Text is special. It can do things that voice acting can't; it can do things visuals can't. (How? Well, Kenneth Young explains this really well in a post about dialogue in Dragon Age)
I recently played an piece of interactive fiction that can't possibly be made outside of IF -- "Byzantine Perspective." It has a single really great puzzle in it, which it won an XYZZY award for.
The premise -- you're a burglar trying to steal a valuable chalice in a museum. You begin in the vault room and type "take chalice" -- and your hand passes through it. Something's not quite right.
(SPOILER ALERT! Make sure you've either played it or don't intend to play it before continuing...)
An important part of being a designer is being able to imagine the user's view and thought process on things; to recognize your own biases and try to find out what's really going on. So, here's how I imagine most players going through this:
1) realizing you're wearing goggles
2) realizing that the "location" you see isn't the actual location you're in
3) working out the relation between your apparent location and your actual location
4) dropping the piece of paper in a room and leaving so you can look at it
5) pushing the button on the goggles to rotate the view
6) seeing the vault code in the security office
7) inputing the vault code
8) grabbing the chalice
Most IF veterans (or even newbies) will know to "x self" or "i" immediately, so (1) is quickly reached. (2) quickly becomes apparent as you begin walking through walls and encounter invisible walls.
Then everyone gets stuck on (3) because it is bloody impossible without knowing -- (a) what "byzantine perspective" is, (b) that the actual museum layout is in a separate .PDF file that is never referenced, (c) that there is a "feel" verb, which isn't commonly used in most IF.
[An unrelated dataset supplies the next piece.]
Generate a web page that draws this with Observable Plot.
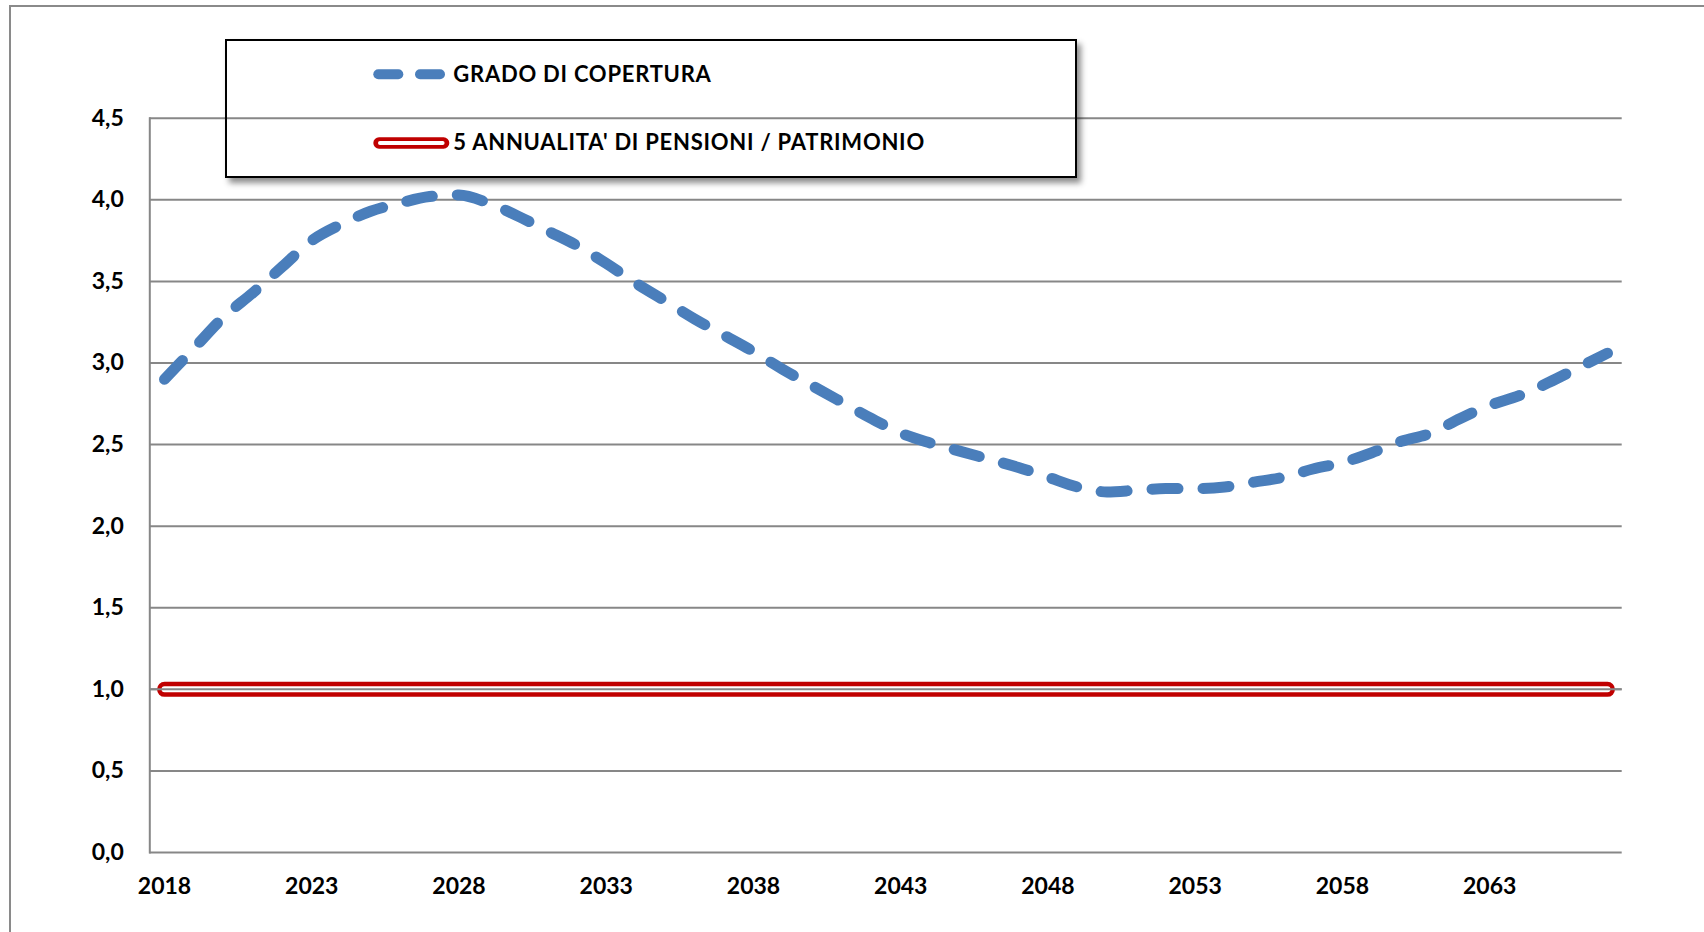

I would solve (b) with a "remember" verb that has the player character recall the actual museum map layout. As a cat burglar, of course the character would've studied the map the day before the heist. The biggest problem with not having the museum map accessible is that you would never know there is a "security office" to help you open the vault because all you would ever encounter in-game is a "locked door."
Currently, without (c), the player's only clue to orient themselves is the bathroom door, that they automatically "push" through the door when they're clearly not in the bathroom yet.
But (c) is also the reason why this game could only be done (well) through text. I thought about how I would adapt this to a first person shooter, as my first instinct would be that it would be really cool.
But there's no "feel" verb in video games. The closest analog would be running into walls and hitting collision models.
... Hmm, actually, that doesn't sound too bad as an experiment. Not terribly fun for a real developed game, since the main player verb here would be "run into walls and bump into things," but a good experiment. Maybe I'll make it after all.
The game starts: black. Then, a green NVG-styled flashlight turns on. The chalice is in front of you. You go to grab it and end up walking right through it. At first, most players will think it's a bug, a horrible gratuitous bug. The collisions are all screwed up! What the hell is wrong with Robert Yang!
But I think the main value of the adaptation would be playing with the FPS genre convention of the "invisible wall." There's also a lot of other stuff that I'd have to change:
- Every room would have to be very different in floorplan and layout. The FPS verb "walk" would have to serve as the equivalent of "feel" as you discover the collision model is very different from the visual model. This would solve problem (b) because it would be easier to build a mental map of the museum, or at worst you could just put up a map placard on a wall somewhere for the player to see.
- Design problem: the "put the paper on the ground and find out there's a button on the goggles" puzzle would be impossible to replicate, seeing as HL2 has no inventory (thank god) and also it would be impossible to have a "rotate button" on the goggles because hey, you're wearing them! I will need an alternate method of "rotating" the view on the goggles. (Solution: don't know yet)
- Technical problem: when rotating the collision model for the museum, the player might be in the way. The Source engine will explode or clip the player or kill the player or whatever. (Solution: keep the collision model static, but rotate the visual model of the environment instead. It'll be more visually impressive too. Definitely more work on my end, but it shouldn't be too bad. However, this will place additional strain on what gets rendered because Source's PVS checks will just decide to draw everything in front of the player no matter what, so I'll had to have a really short draw distance for everything, which shouldn't be too bad since the whole level will be pitch black anyway.)
- Feasibility: very feasible, and best of all, no lighting required. I can re-use the Morning Star assets from Philip K to make a museum-y setting. I think I'll package it with Flatlander Woman for Volume 2.
- The only problem: now it's spoiled for you. Oh well.